When I first started in business, I lived in a constant state of feeling overwhelmed. Work took my best, and I struggled to find time for my family and my health.
I excelled at the office, but my pace was unsustainable. I was going to burn myself out or burn my family up—probably both. I had to find a better way.
To get an edge, I tried almost every productivity system out there. I studied, tested, and modified. Little by little, it started making a difference.
Sharing What I Learn
I launched my blog over a decade ago to share what I was learning, and productivity has always been a key topic for me, especially as it relates to the unique challenges of executives and entrepreneurs.
Productivity comes up in almost every interaction I have with business leaders. Pretty often, it’s negative.
They’re battling a barrage of interruptions and can’t make progress on their most important projects because they’re putting out fires or dealing with other people’s problems.
Maybe you can relate. I sure can. I’ve struggled with never-ending distractions and delays.
But over the years I’ve refined a productivity system that enables me in both a corporate environment and an entrepreneurial setting to survive major challenges and grow my business regardless.
In fact, my business has come close to doubling every year for the last five years.
“How do you do it?” That’s a question I get all the time.
I could point people to my books, blog, and podcast for an answer. But that means hundreds of hours of content to sort through, synthesize, and integrate—not to mention filling in the gaps.
So a while back I decided to deconstruct my entire personal productivity process and present it in one digestible, easy-to-implement system.
A Total Productivity System
I call it Free to Focus: Achieve More by Doing Less. It’s an online course, and I just opened a limited registration window last week.
As I was building Free to Focus I thought through the obstacles executives, entrepreneurs, and other leaders face and tailored the content for them. That means four distinctives guaranteed to make a difference and get results for almost anyone who tries this system.
- Free to Focus is Simple. I love David Allen’s Getting Things Done and have benefited a ton from it over the years. But when I surveyed my audience on productivity, I found GTD doesn’t work for everyone.
Three quarters of respondents said it either didn’t work for them at all (12%) or only partially (65%). Why? Many said it was just too complicated for them.
For the Free to Focus system, I cut all the complexity and created a program that easy to implement and maintain.
- Free to Focus is Strategic. Most productivity systems are tactical, not strategic. They jump straight to tips and hacks that will supposedly help you become more productive without ever discovering why it matters.
But why always precedes how. Unless we approach productivity strategically, we’ll never get out of reactive mode. We’ll get more done, but we won’t get the right things done.
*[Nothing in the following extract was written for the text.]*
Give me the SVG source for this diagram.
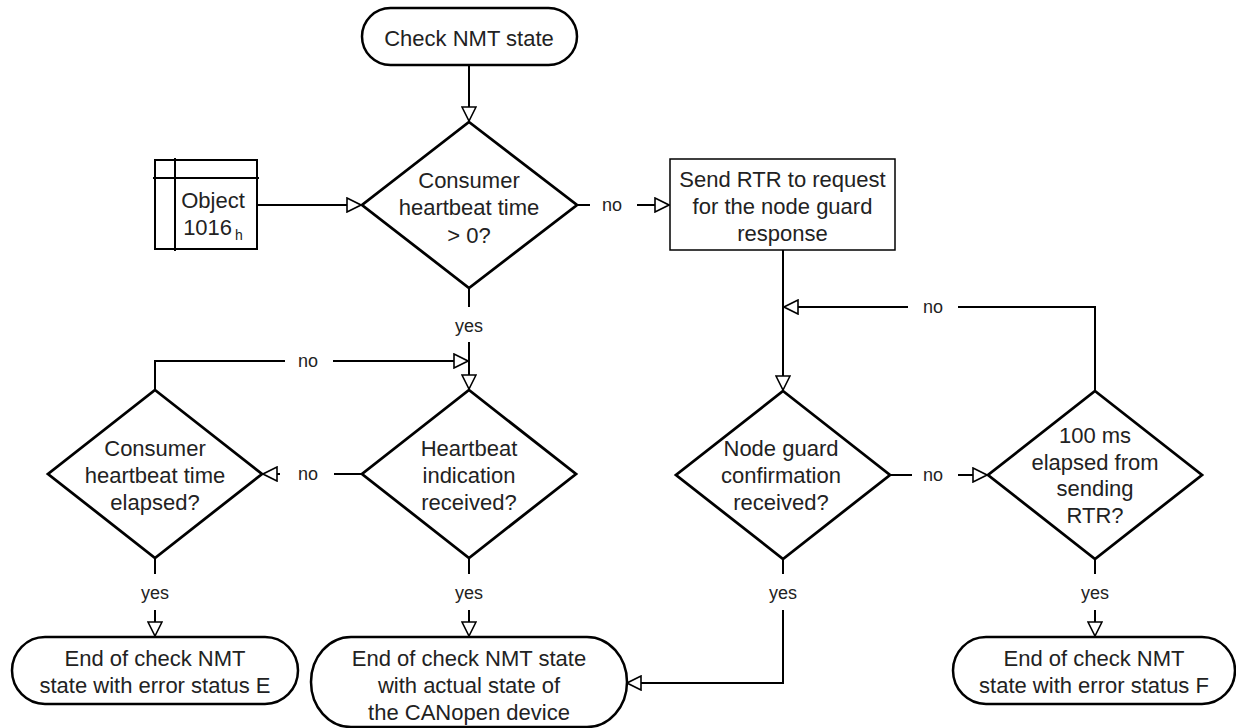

What good is that?
Free to Focus is Systematic. When complex systems are too difficult to use, we end up cherrypicking tips and ideas and trying to get them to work together.
That can work, but it’s usually not optimal. Free to Focus is different because it’s a fully integrated system with it a built-in implementation plan. It has its own internal logic that allows for easy application across all aspects of your business.
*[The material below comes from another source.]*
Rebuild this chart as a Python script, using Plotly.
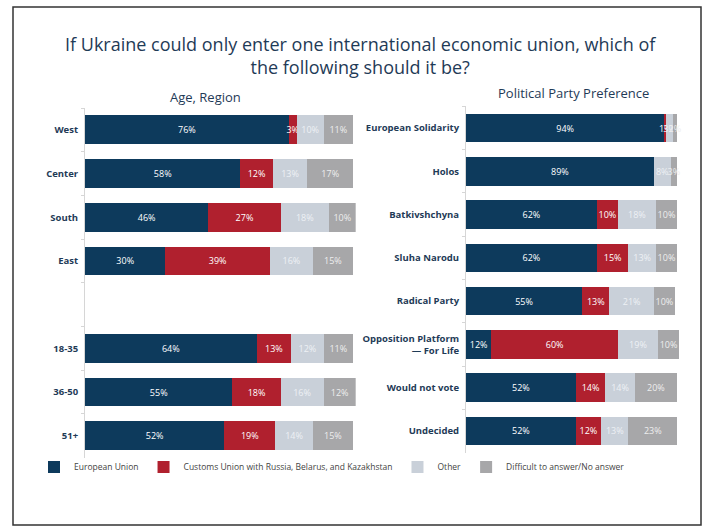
import plotly.graph_objects as go

# ---------------- data ----------------
series = ["European Union", "Customs Union with Russia, Belarus, and Kazakhstan",
          "Other", "Difficult to answer/No answer"]
colors = ["#0d3a5c", "#b0202e", "#c9d0d9", "#a7a7a9"]
text_colors = ["#ffffff", "#ffffff", "#eef1f5", "#eeeeee"]

left_cats = ["West", "Center", "South", "East", " ", "18-35", "36-50", "51+"]
left_eu = [76, 58, 46, 30, None, 64, 55, 52]
left_cu = [3, 12, 27, 39, None, 13, 18, 19]
left_other = [10, 13, 18, 16, None, 12, 16, 14]
left_dk = [11, 17, 10, 15, None, 11, 12, 15]

right_cats = ["European Solidarity", "Holos", "Batkivshchyna", "Sluha Narodu",
              "Radical Party", "Opposition Platform<br>— For Life", "Would not vote", "Undecided"]
right_eu = [94, 89, 62, 62, 55, 12, 52, 52]
right_cu = [1, 0, 10, 15, 13, 60, 14, 12]
right_other = [3, 8, 18, 13, 21, 19, 14, 13]
right_dk = [2, 3, 10, 10, 10, 10, 20, 23]

title_text = "If Ukraine could only enter one international economic union, which of<br>the following should it be?"
left_title = "Age, Region"
right_title = "Political Party Preference"

# ---------------- figure ----------------
W, H = 708, 527
FONT = "Open Sans"
NAVY = "#1f3b57"

fig = go.Figure()

def lbl(vals):
    return [("" if (v is None or v == 0) else f"{v}%") for v in vals]

left_vals = [left_eu, left_cu, left_other, left_dk]
right_vals = [right_eu, right_cu, right_other, right_dk]

for i, name in enumerate(series):
    common = dict(
        orientation="h", name=name,
        marker=dict(color=colors[i], line=dict(width=0)),
        textposition="inside", insidetextanchor="middle", textangle=0,
        textfont=dict(color=text_colors[i], size=9, family=FONT),
        legendgroup=name, hoverinfo="skip", cliponaxis=False,
    )
    fig.add_trace(go.Bar(y=left_cats, x=left_vals[i], text=lbl(left_vals[i]),
                         xaxis="x", yaxis="y", showlegend=True, **common))
    fig.add_trace(go.Bar(y=right_cats, x=right_vals[i], text=lbl(right_vals[i]),
                         xaxis="x2", yaxis="y2", showlegend=False, **common))

def px_x(p):
    return p / W

def px_y(p):
    return 1 - p / H

axis_common = dict(showgrid=False, zeroline=False, showticklabels=False, fixedrange=True,
                   range=[0, 101])
yaxis_common = dict(
    type="category", showgrid=False, zeroline=False, showline=True,
    linecolor="#d6d6d6", linewidth=1, ticks="outside", tickson="boundaries",
    ticklen=3, tickcolor="#d6d6d6", range=[7.5, -0.5], ticklabelstandoff=4,
    tickfont=dict(family=FONT, size=9.5, color=NAVY, weight="bold"),
)

fig.update_layout(
    width=W, height=H,
    margin=dict(l=0, r=0, t=0, b=0),
    paper_bgcolor="white", plot_bgcolor="white",
    barmode="stack", bargap=0.34,
    font=dict(family=FONT, color=NAVY),
    uniformtext=dict(minsize=9, mode="show"),
    xaxis=dict(domain=[px_x(85), px_x(85 + 2.68 * 101)], anchor="y", **axis_common),
    yaxis=dict(domain=[px_y(457.6), px_y(108)], anchor="x",
               categoryorder="array", categoryarray=left_cats, **yaxis_common),
    xaxis2=dict(domain=[px_x(466), px_x(466 + 2.11 * 101)], anchor="y2", **axis_common),
    yaxis2=dict(domain=[px_y(452.6), px_y(106.4)], anchor="x2",
                categoryorder="array", categoryarray=right_cats, **yaxis_common),
    legend=dict(orientation="h", x=px_x(34), y=px_y(467), xanchor="left", yanchor="middle",
                font=dict(family=FONT, size=8.5, color="#444444"),
                itemwidth=30, tracegroupgap=0, bgcolor="rgba(0,0,0,0)"),
    showlegend=True,
)

fig.add_annotation(text=title_text, x=px_x(360), y=px_y(56), xref="paper", yref="paper",
                   showarrow=False, xanchor="center", yanchor="middle",
                   font=dict(family=FONT, size=18, color=NAVY))
fig.add_annotation(text=left_title, x=px_x(205), y=px_y(97), xref="paper", yref="paper",
                   showarrow=False, xanchor="center", yanchor="middle",
                   font=dict(family=FONT, size=13, color=NAVY))
fig.add_annotation(text=right_title, x=px_x(573), y=px_y(93), xref="paper", yref="paper",
                   showarrow=False, xanchor="center", yanchor="middle",
                   font=dict(family=FONT, size=13, color=NAVY))

fig.add_shape(type="rect", xref="paper", yref="paper",
              x0=px_x(13), x1=px_x(701), y0=px_y(525), y1=px_y(7),
              line=dict(color="#333333", width=1.5), fillcolor="rgba(0,0,0,0)", layer="below")

fig.write_html("out.html")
Free to Focus is Scalable. What do I mean? A lot of productivity approaches are context-specific. But the principles and processes of Free to Focus work if your team is big or small, if you work in the c-suite or a coffee shop.
Further, busy leaders don’t have time to learn a bunch of new tech and apps, so Free to Focus works with what already works for you.
Same with habits. You don’t have to learn a bunch of new work habits to succeed with Free to Focus; it fits into your business, not the other way around.
As entrepreneurs and executives, we don’t contribute to the bottom line by marginal improvements to our efficiency. We contribute to the bottom line by leapfrog innovation and progress on new and significant projects.
That’s what drives my business. And as I deconstructed my process to explain it for Free to Focus, I realized implementing this system can help any leader break free from interruptions and focus on the projects that will move the needle in their business.